Klar, es gibt auch psychologische Herausforderungen im Homeoffice: Studien ergaben, dass ständige Erreichbarkeit und fehlende Disziplin und Selbststrukturierung belasten können. Nicht selten neigen Mitarbeiter auch dazu, Überstunden anzuhäufen. Das kann zu Frust führen – erst recht, wenn die Technik blockiert. Nach Umfrage der AOK könnte das die Grenzen zwischen Job und Leben aufweichen: 2019 beklagten dies 38,3 Prozent – wohingegen nur 24,9 Prozent der traditionell Beschäftigten dies kritisch sahen. Doch, hey! Schluss mit Jammern! Homeoffice muss man lernen! Es braucht Workshops, Erfahrung und Übergangsphasen. Papa hielt das Fahrrad, bis man ohne Umfallen strampeln konnte. Instrumente muss man lernen, bevor man Konzerte gibt. Selbstbestimmtes Arbeiten bedeutet Verantwortung für sich selbst. Wer in der Firma auf sich aufpassen kann, kann es zuhause nicht?

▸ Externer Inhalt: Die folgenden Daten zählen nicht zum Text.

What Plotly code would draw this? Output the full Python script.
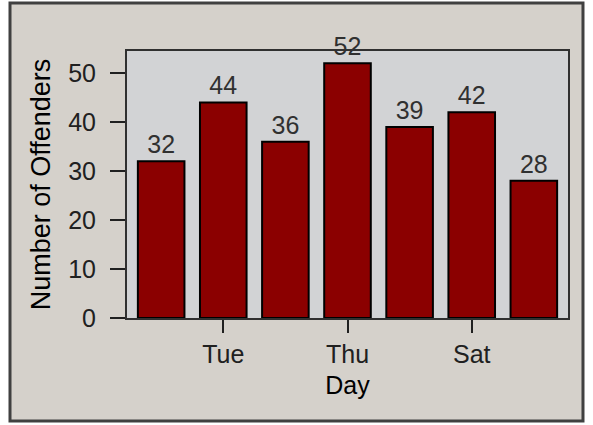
import plotly.graph_objects as go

days = ["Mon", "Tue", "Wed", "Thu", "Fri", "Sat", "Sun"]
offenders = [32, 44, 36, 52, 39, 42, 28]
x_tick_labels = ["Tue", "Thu", "Sat"]
y_ticks = [0, 10, 20, 30, 40, 50]

FONT = "Liberation Sans"
BEIGE = "#d5d1cb"
PLOTBG = "#d2d3d5"

fig = go.Figure()
fig.add_trace(go.Bar(
    x=days, y=offenders,
    marker=dict(color="#8b0000", line=dict(color="#000000", width=2)),
    text=[str(v) for v in offenders], textposition="outside",
    textfont=dict(family=FONT, size=25, color="#303030"),
    cliponaxis=False,
))

fig.update_layout(
    width=593, height=425,
    margin=dict(l=127, r=25, t=51, b=107),
    paper_bgcolor="#ffffff",
    plot_bgcolor=PLOTBG,
    bargap=0.25,
    showlegend=False,
    font=dict(family=FONT, size=25, color="#202020"),
    xaxis=dict(
        categoryorder="array", categoryarray=days,
        tickmode="array", tickvals=x_tick_labels, ticktext=x_tick_labels,
        ticks="outside", ticklen=13, tickwidth=2, tickcolor="#202020",
        showline=True, linecolor="#303030", linewidth=2, mirror=True,
        showgrid=False, range=[-0.55, 6.55],
        title=dict(text="Day", standoff=9, font=dict(size=25, color="#000000")),
        tickfont=dict(size=25, color="#202020"),
    ),
    yaxis=dict(
        range=[0, 54.5], tickvals=y_ticks,
        ticks="outside", ticklen=15, tickwidth=2, tickcolor="#202020",
        showline=True, linecolor="#303030", linewidth=2, mirror=True,
        showgrid=False, zeroline=False, ticklabelstandoff=9,
        title=dict(text="Number of Offenders", standoff=10, font=dict(size=27, color="#000000")),
        tickfont=dict(size=25, color="#202020"),
    ),
)

# window-like panel behind the chart
fig.add_shape(type="rect", xref="paper", yref="paper",
              x0=-0.2653, x1=1.034, y0=-0.386, y1=1.180,
              fillcolor=BEIGE, line=dict(color="#404040", width=3), layer="below")
fig.add_shape(type="rect", xref="paper", yref="paper",
              x0=0, x1=1, y0=0, y1=1,
              fillcolor=PLOTBG, line=dict(width=0), layer="below")

fig.write_html("out.html", config={"displayModeBar": False},
               post_script="document.body.style.margin='0px';")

Sind wir schon beim betreuten Wohnen? Die britischen Mütter seufzen.

Vom Seepferdchen zum Rettungsschwimmer

In Hessen wollen laut Mai-Umfrage von infratest dimap 54 Prozent bald ins Büro zurückzukehren. Die gefühlten Nachteile der Isolation scheinen noch zu überwiegen. Manche vermissen sogar das nervige Pendeln als mentale Barriere zur Arbeit. Aber es ist anzunehmen, dass die Pro-Homeoffice-Fraktion anwächst: So gaben bereits 43 Prozent an, es fortführen zu wollen. Gut so! Wir lernen gerade das Schwimmen auf offenem Meer – ohne Schwimmflügel. Wenn wir dabei Frauen und benachteiligte Schichten nicht ertrinken lassen – top! Coworking Spaces, als Brücke zwischen Firma und Heim, könnten helfen: So gelingt Müttern der Spagat zwischen Karriere und Kinder zum Vereinssport fahren. Auch Väter könnten so ohne Homeoffice in der Nähe bleiben. Statista prognostiziert weltweit 26.300 Spaces für 2020. Bis 2022 vermutet Global Coworking Unconference Conference dort 5.100.000 Menschen. Das Rudeltier Mensch will eben nicht zwingend in die Firma, aber auch nicht allein sein. Es braucht eine weitere Generation, bis wir uns nicht mehr als Stamm zusammenkauern, um uns vor Säbelzahntigern zu schützen. Immerhin: Unsere Feuerstelle ist heute die Cloud.

Kommunizieren, nicht quatschen!

Wer über das ruhige Homeoffice klagt, ist vielleicht nicht durch Isolation gehandicapt, sondern zu bequem, sich weiterzuentwickeln. Lärmende Großraumbüros dürften ein größerer Störfaktor sein. Etwas Demut und Selbstbeherrschung in Hinblick auf andere Milieus und Geschlechter wäre wünschenswert, intensivere Remote-Kommunikation mit Kollegen sinnvoll. Klar ist, Unternehmen müssen sich endlich den Herausforderungen der Corona-Neuzeit stellen: Denn, wenn auch viele in ähnlichen Wohnsilos leben müssen, wollen sie sich selber einrichten. Individuelle Standardisierung ist im Privaten bewährt – wir müssen sie nun im Job sozialförderlich perfektionieren. Lasst uns die Berufswelt „ikeasieren“! Jeder muss kurbeln, aber der passende Arbeitsplatz darf am Ende stehen, wo und wie es gefällt. Dann klappt’s auch mit der Gleichberechtigung für alle!